Tech/Calibration Pipeline

Calibration Pipeline

Platt scaling and Gaussian CDF for well-calibrated bracket probabilities

Why Calibration Matters

Raw model outputs are not calibrated probabilities. A model that says 70% should be correct 70% of the time for optimal Kelly sizing. Without calibration, the Kelly criterion will systematically over- or under-size positions, destroying expected value even when the model has genuine edge.
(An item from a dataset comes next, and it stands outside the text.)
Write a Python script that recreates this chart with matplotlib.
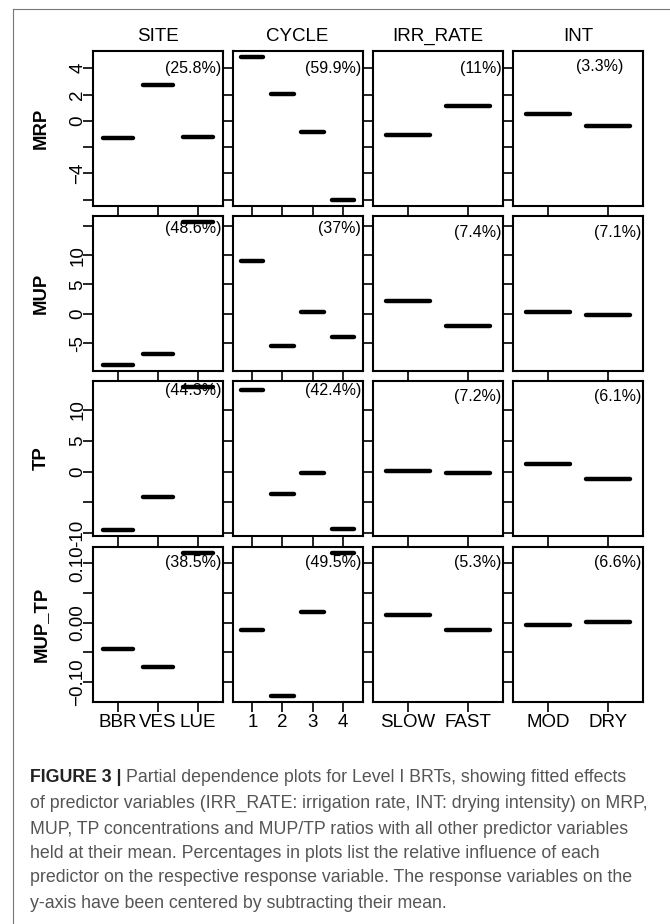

Gaussian CDF Bracket Mapping

Given the predicted mean (mu) and standard deviation (sigma) from the LightGBM dual model, we compute the probability of temperature falling in each bracket using the Gaussian CDF. For a bracket [a, b], the probability is Phi((b - mu) / sigma) - Phi((a - mu) / sigma), where Phi is the standard normal CDF from scipy.stats.norm.

Uses scipy.stats.norm.cdf for precise computation
Handles edge brackets: (-inf, a] and [b, +inf)
Probabilities sum to 1.0 across all brackets
Typical markets have 9-11 temperature brackets

Platt Scaling Calibrator

After CDF mapping, a Platt scaling layer (logistic regression on log-odds) corrects for systematic biases. The calibrator is fit on a held-out validation set using sklearn's CalibratedClassifierCV equivalent. This brings Brier scores from ~0.08 uncalibrated down to ~0.05 calibrated, a meaningful improvement for trading.

Logistic regression: calibrated_prob = 1 / (1 + exp(-(a * raw + b)))
Fit on held-out temporal validation data
Brier score improvement: 0.08 -> 0.05
Saved as calibrator_v2.pkl (4.2 KB)